The AR user typically wears a headset, similar to that used for Virtual Reality. The difference is that with AR the user can see her physical environment; the computer overlays information or graphics in her field of view. Blair MacIntyre and I have been exploring the domains of education and entertainment by blending digital video of actors and sound into the AR view. Examples described in the DART web site include: Alice’s Adventures in New Media and Three Angry Men.

So, why do it though?  It might be cool to have a meeting with my friends in Nebraska and Oklahoma where we each are experiencing the same space through AR, but is it really necessary?  Are you seeing something here I’m missing?

Some further notes:

  • historical context: hypertextual writing–there was a movement of literary hypertext; he is still emphasizing the power of hypertext to have influenced a number of following events.  Makes a split between the internet and belles lettres–seems like he’s presenting a bit of a binary.
  • Enter Game Studies.  New form of digital inscription.  Games include procedural rhetoric.  Anyone else need to know more about procedural rhetoric?  Ian Bogost Persuasive Games is the text Bolter quotes.  Seems like Bolter is identifying games that are overtly persuasive, even political.  Go to http://newsgaming.com .  Are these games a new kind of writing, Bolter asks?
  • Comparison of the hypertext movement and the game studies movement.  He thinks the literary world successfully beat back the hypertext movement.  The response to the game studies movement comes in the form of a binary:  either games are dangerous or games are innocuous.  The hypertext movement was a formal movement (focusing on form), but the gaming movement is more informal, eclectic.
  • Furthermore…cyberspace as the “old” paradigm; cyberspace as an escapist space from the “real” world.  Bolter uses the example of VR technologies.  VR turning into a new interface…of course the reality of VR is much less impressive than the hypothetical.  VR centers on disembodiment:  “our identities have no bodies” Barlow “A Declaration of the Independence of Cyberspace”.
  • So, the paradigm shift from this concept of cyberspace to ???  “ubiquitous computer” “tangible computing and media” “wearable computer” “mixed and augmented reality”.  Shift that moves from completely immersed (VR) to an integration of technology into real environment.
  • Factors in this shift:  personal computer, graphics, inter-computer connection
  • Bolter’s term is augmented reality (AR):  in the 1990s the idea was that a worker could have information from a computer that supports the construction of the real world
  • His interest is more in AR experience-based situations than worker modifications.
  • He provides examples that use virtual reality technology but that use the actual space as a background for the experience and that allow you to switch identity positions during the game and experience the space from the point of view of all the characters.  The third example is “Voices of Oakland [a civil war graveyard]“, that works just like an audio tour of a museum except that it uses GPS tracking to tell where you are and play the appropriate audio at the appropriate time.  In the next edition he hopes it will be possible for participants to contribute their own voices to be heard by other participants.  Other ideas are being able to deliver users poetry at given subway stops through something like their cell phones when they arrive at a certain stop.

2 Comments

  1. werguy said,

    Gah! I wish I had been there for this panel!

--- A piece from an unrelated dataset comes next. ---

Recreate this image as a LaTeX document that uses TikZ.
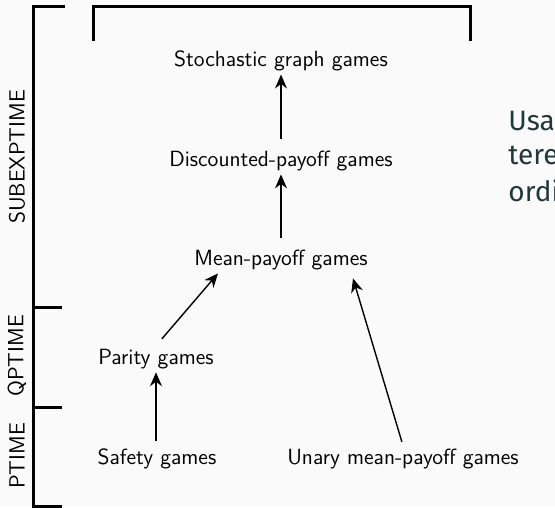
\documentclass[tikz,border=0pt]{standalone}
\usepackage{fontspec}
\newfontfamily\slidefont{Fira Sans}
\usetikzlibrary{arrows.meta}
\definecolor{slidebg}{HTML}{FAFAFA}
\definecolor{slidetext}{HTML}{23373B}
\begin{document}
\begin{tikzpicture}[
		x=0.5pt, y=-0.5pt,
		game/.style={font=\sffamily\fontsize{11}{13}\selectfont, inner sep=1.5pt},
		level/.style={font=\sffamily\fontsize{11}{13}\selectfont, rotate=90},
		reduce/.style={-{Stealth[length=7pt,width=6pt]}, line width=0.7pt, shorten <=4.5pt},
		bracket/.style={line width=1.5pt},
		slide/.style={anchor=base west, font=\slidefont\fontsize{14}{18}\selectfont, text=slidetext, inner sep=0pt}
	]
	\useasboundingbox[fill=slidebg] (0,0) rectangle (555,507);

	% Brackets
	\draw[bracket] (65,7) -- (33,7) -- (33,506) -- (62,506);
	\draw[bracket] (33,307) -- (62,307);
	\draw[bracket] (33,407) -- (62,407);
	\draw[bracket] (93,41) -- (93,7) -- (470,7) -- (470,41);

	% Complexity classes
	\node[level] (subexp) at (17,157) {SUBEXPTIME};
	\node[level] (qp) at (17,356) {QPTIME};
	\node[level] (p) at (17,456) {PTIME};

	% Games
	\node[game] (stoch) at (281,61) {Stochastic graph games};
	\node[game] (disc) at (281,161) {Discounted-payoff games};
	\node[game] (mean) at (281,260) {Mean-payoff games};
	\node[game] (parity) at (156,359) {Parity games};
	\node[game] (safety) at (157,459) {Safety games};
	\node[game] (unary) at (403,459) {Unary mean-payoff games};

	% Reductions
	\draw[reduce] (disc) -- (stoch);
	\draw[reduce] (mean) -- (disc);
	\draw[reduce, shorten <=2pt] (safety.north -| parity) -- (parity);
	\draw[reduce] (parity.north) -- ([xshift=-31.5pt]mean.south);
	\draw[reduce, shorten <=2pt] (unary.north) -- ([xshift=36pt,yshift=-2.5pt]mean.south);

	% Slide text
	\node[slide] (line1) at (508,131) {Usar};
	\node[slide] (line2) at (508,165) {tere};
	\node[slide] (line3) at (508,202) {ordin};
\end{tikzpicture}
\end{document}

    This plays right into my existing and continuing research, and I’ve cited Bolter all over the place.

    1) The literary movement didn’t /need/ to beat back the hypertext movement. The hypertext movement hasn’t captured much audience because a) no one knows it exists; and b) when someone does encounter it, the hypertexts themselves are so scattered that they violate all expectations of narrative; and c) it costs too darn much to get the software to view some of the more famous hypertexts; and d) hypertexts share with other PoMo writing experiments an utter contempt for audience. In short, no one has to “beat back” something that no one knows about and that sucks for those few who’ve heard of it.

    All of which is just me whining and bitching about the ivory towerness of hypertext literature in the same way I do about PoMo lit at nearly every opportunity. If narrative isn’t for the reader/hearer/viewer, it’s a pointless and tragic waste of creative energy.

    2) I agree with your question at the head of the post: why does this matter? I feel the same way about all the VR stuff from the nineties that I’ve read. On the one hand, the more we achieve telepresence and 24/7 sensory connectivity, the less use the average person will have for writing to communicate in their everyday lives. But business, government, and academe aren’t going to stop insisting on written traces, and they’re the ones for whom 99% of writing gets done /now/.

    I think what’s hanging up Bolter and a lot of others is the idea of WRITING as something more than a communicative technology. It’s as if we must protect WRITING as some sacred space of which we are high priest(esse)s. With all due respect, bull@^*%.

    The really tragic thing about a lot of the VR/AR speculation and theorization is that it misses one niggling little point that I may just have to write a paper on: /humans don’t need sensory immersion to experience affective immersion/!! We have had “VR” since the first MUDs and MOOs. Maybe since the telephone. When humans become engaged in a communicative environment, /that is the reality they’re experiencing/.

  2. werguy said,

    Adding to section (2), para 2:

    Forgot to write this part: If we need a rice bowl to protect, it ought to be RHETORIC, which is the whole point behind writing from its very inception millennia ago.